Le peuple dont nous sommes tous se meut en un rythme constant : en chacun de nous, la musique intérieure du corps, dont la cadence résonne dans la poitrine, règle les vibrations de la chair, les mouvements du pas, les élans de la passion, même les allures de la pensée, et quand tous ces battements s’accordent, s’unissent en une même harmonie, un organisme multiple se constitue, embrassant toute une foule et lui donnant une seule âme.

Déjà la simple mesure marquée par le fifre et le tambour suffit à faire mouvoir toute la population d’une rue, emboîtant le pas derrière une compagnie d’histrions ou de montreurs d’ours. Et que ne peut la musique vraie, avec ses expressions d’infinie tendresse, d’enthousiasme tout-puissant ! Alors la vie, devenue commune à tous, inspire une même passion à l’être collectif et lui donne aussi le même sentiment moral, le prédispose à la même volonté d’action ; ce que fait la parole éloquente, la musique peut l’accomplir aussi, d’une manière plus vague en apparence, mais plus profonde en réalité puisque, si elle ne sollicite pas les foules à une œuvre déterminée, elle s’empare de l’être intime et le prédispose à un état général contenant en puissance tous les actes d’héroïsme. Tous ceux que la musique unit en une émotion collective comprennent mieux l’œuvre dans son ensemble que ne pourrait le faire à la lecture ou à l’audition solitaire le musicien le plus savant : il arrive parfois que le public révèle aux exécutants eux-mêmes telle finesse qui leur avait échappé. Ainsi la musique, même sous sa forme étroite d’harmonie des sons, est l’art humanitaire par excellence, qui rend la conscience de leur solidarité à ceux que la lutte pour l’existence désunit[1].
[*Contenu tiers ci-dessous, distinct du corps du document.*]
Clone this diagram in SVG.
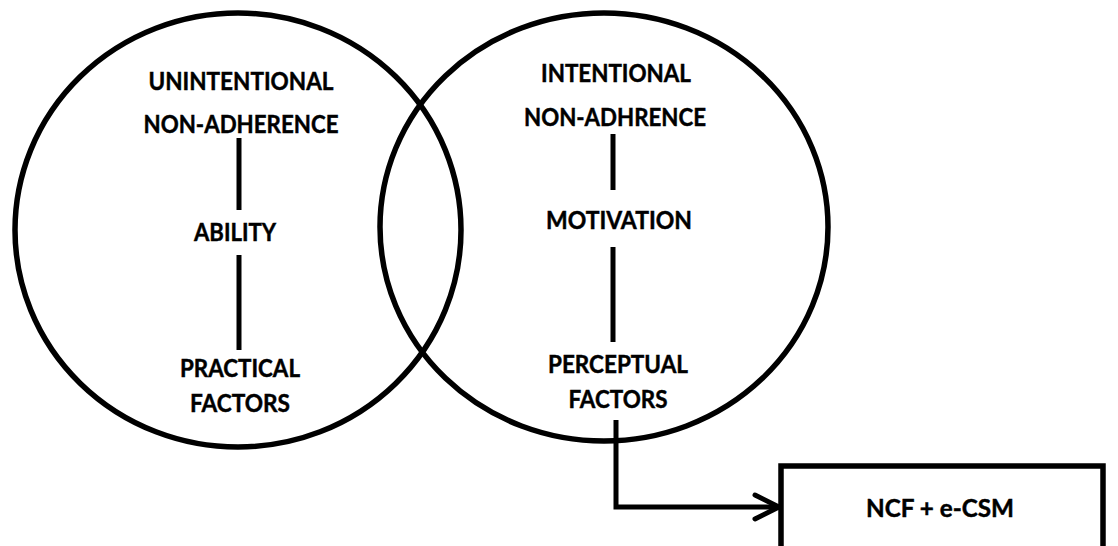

Et que dire de la musique telle que la connurent les Hellènes, de la musique dans toute son ampleur où les manifestations humaines se marient à chaque découverte de la science, à chaque forme de l’art ? Qui fixera des limites à la puissance de l’homme, alors qu’il disposera d’un accord parfait avec le mécanisme immense de la nature, et que chacune de ses vibrations sera réglée par la marche des étoiles, par le « rythme[2]

  1. Gevaert, Musique, l’art du xixe siècle, 1895.
  2. Louis Ménard, Symbolisme des religions.